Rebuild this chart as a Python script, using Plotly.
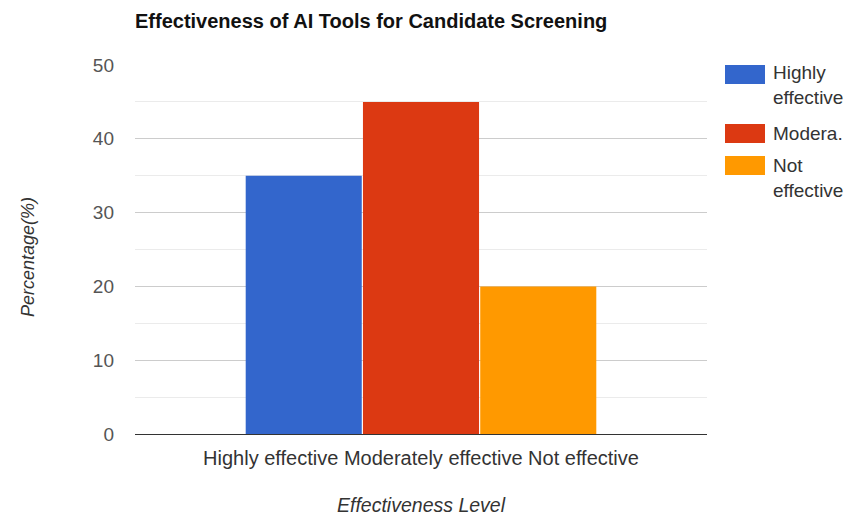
import plotly.graph_objects as go

# Survey results: share of respondents per effectiveness rating
category = "Highly effective Moderately effective Not effective"
series_names = ["Highly effective", "Moderately effective", "Not effective"]
legend_labels = ["Highly<br>effective", "Modera.", "Not<br>effective"]
values = [35, 45, 20]
colors = ["#3366cc", "#dc3912", "#ff9900"]
y_ticks = [0, 10, 20, 30, 40, 50]

W, H = 847, 519
L, R, T, B = 135, 140, 65, 85
FONT = "Arial, Liberation Sans, sans-serif"

fig = go.Figure()
for name, val, col in zip(series_names, values, colors):
    fig.add_trace(go.Bar(
        x=[category], y=[val], name=name,
        marker=dict(color=col, line=dict(width=0)),
        showlegend=False,
    ))

def px_x(px):
    return (px - L) / (W - L - R)

def px_y(py):
    return (H - B - py) / (H - T - B)

# Legend drawn as swatches with wrapped labels on the right
swatch_tops = [65, 124, 156]
text_tops = [60, 121, 153]
for top, ttop, col, lab in zip(swatch_tops, text_tops, colors, legend_labels):
    fig.add_shape(type="rect", xref="paper", yref="paper",
                  x0=px_x(725), x1=px_x(765), y0=px_y(top), y1=px_y(top + 19),
                  fillcolor=col, line=dict(width=0))
    fig.add_annotation(xref="paper", yref="paper", x=px_x(771), y=px_y(ttop),
                       xanchor="left", yanchor="top", text=lab, showarrow=False,
                       align="left", font=dict(family=FONT, size=19, color="#333"))

# Axis titles
fig.add_annotation(xref="paper", yref="paper", x=px_x(28), y=px_y(257),
                   xanchor="center", yanchor="middle", textangle=-90,
                   text="<i>Percentage(%)</i>", showarrow=False,
                   font=dict(family=FONT, size=18, color="#333"))
fig.add_annotation(xref="paper", yref="paper", x=px_x(421), y=px_y(505),
                   xanchor="center", yanchor="middle",
                   text="<i>Effectiveness Level</i>", showarrow=False,
                   font=dict(family=FONT, size=19.5, color="#333"))

fig.update_layout(
    width=W, height=H,
    margin=dict(l=L, r=R, t=T, b=B, autoexpand=False),
    paper_bgcolor="white", plot_bgcolor="white",
    barmode="group", bargap=0.385, bargroupgap=0.01,
    font=dict(family=FONT, size=19, color="#444"),
    title=dict(text="<b>Effectiveness of AI Tools for Candidate Screening</b>",
               x=L / W, xanchor="left",
               y=1 - 21 / H, yanchor="middle",
               font=dict(family=FONT, size=20, color="#111")),
    xaxis=dict(
        showgrid=False, showline=True, linecolor="#333", linewidth=1,
        automargin=False, ticklabelstandoff=6,
        tickfont=dict(family=FONT, size=20, color="#333"),
    ),
    yaxis=dict(
        range=[0, 50], tickvals=y_ticks, showgrid=True,
        gridcolor="#cccccc", gridwidth=1,
        minor=dict(dtick=5, showgrid=True, gridcolor="#ebebeb", gridwidth=1),
        zeroline=True, zerolinecolor="#333", zerolinewidth=1,
        automargin=False, ticklabelstandoff=20,
        tickfont=dict(family=FONT, size=19, color="#555"),
    ),
)

fig.write_html("out.html")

Exercise aim ->
Reproduce each line exactly, please, except for any pictures.

Complete answer ->
Rebuild this chart as a Python script, using Plotly.
import plotly.graph_objects as go

# Survey results: share of respondents per effectiveness rating
category = "Highly effective Moderately effective Not effective"
series_names = ["Highly effective", "Moderately effective", "Not effective"]
legend_labels = ["Highly<br>effective", "Modera.", "Not<br>effective"]
values = [35, 45, 20]
colors = ["#3366cc", "#dc3912", "#ff9900"]
y_ticks = [0, 10, 20, 30, 40, 50]

W, H = 847, 519
L, R, T, B = 135, 140, 65, 85
FONT = "Arial, Liberation Sans, sans-serif"

fig = go.Figure()
for name, val, col in zip(series_names, values, colors):
    fig.add_trace(go.Bar(
        x=[category], y=[val], name=name,
        marker=dict(color=col, line=dict(width=0)),
        showlegend=False,
    ))

def px_x(px):
    return (px - L) / (W - L - R)

def px_y(py):
    return (H - B - py) / (H - T - B)

# Legend drawn as swatches with wrapped labels on the right
swatch_tops = [65, 124, 156]
text_tops = [60, 121, 153]
for top, ttop, col, lab in zip(swatch_tops, text_tops, colors, legend_labels):
    fig.add_shape(type="rect", xref="paper", yref="paper",
                  x0=px_x(725), x1=px_x(765), y0=px_y(top), y1=px_y(top + 19),
                  fillcolor=col, line=dict(width=0))
    fig.add_annotation(xref="paper", yref="paper", x=px_x(771), y=px_y(ttop),
                       xanchor="left", yanchor="top", text=lab, showarrow=False,
                       align="left", font=dict(family=FONT, size=19, color="#333"))

# Axis titles
fig.add_annotation(xref="paper", yref="paper", x=px_x(28), y=px_y(257),
                   xanchor="center", yanchor="middle", textangle=-90,
                   text="<i>Percentage(%)</i>", showarrow=False,
                   font=dict(family=FONT, size=18, color="#333"))
fig.add_annotation(xref="paper", yref="paper", x=px_x(421), y=px_y(505),
                   xanchor="center", yanchor="middle",
                   text="<i>Effectiveness Level</i>", showarrow=False,
                   font=dict(family=FONT, size=19.5, color="#333"))

fig.update_layout(
    width=W, height=H,
    margin=dict(l=L, r=R, t=T, b=B, autoexpand=False),
    paper_bgcolor="white", plot_bgcolor="white",
    barmode="group", bargap=0.385, bargroupgap=0.01,
    font=dict(family=FONT, size=19, color="#444"),
    title=dict(text="<b>Effectiveness of AI Tools for Candidate Screening</b>",
               x=L / W, xanchor="left",
               y=1 - 21 / H, yanchor="middle",
               font=dict(family=FONT, size=20, color="#111")),
    xaxis=dict(
        showgrid=False, showline=True, linecolor="#333", linewidth=1,
        automargin=False, ticklabelstandoff=6,
        tickfont=dict(family=FONT, size=20, color="#333"),
    ),
    yaxis=dict(
        range=[0, 50], tickvals=y_ticks, showgrid=True,
        gridcolor="#cccccc", gridwidth=1,
        minor=dict(dtick=5, showgrid=True, gridcolor="#ebebeb", gridwidth=1),
        zeroline=True, zerolinecolor="#333", zerolinewidth=1,
        automargin=False, ticklabelstandoff=20,
        tickfont=dict(family=FONT, size=19, color="#555"),
    ),
)

fig.write_html("out.html")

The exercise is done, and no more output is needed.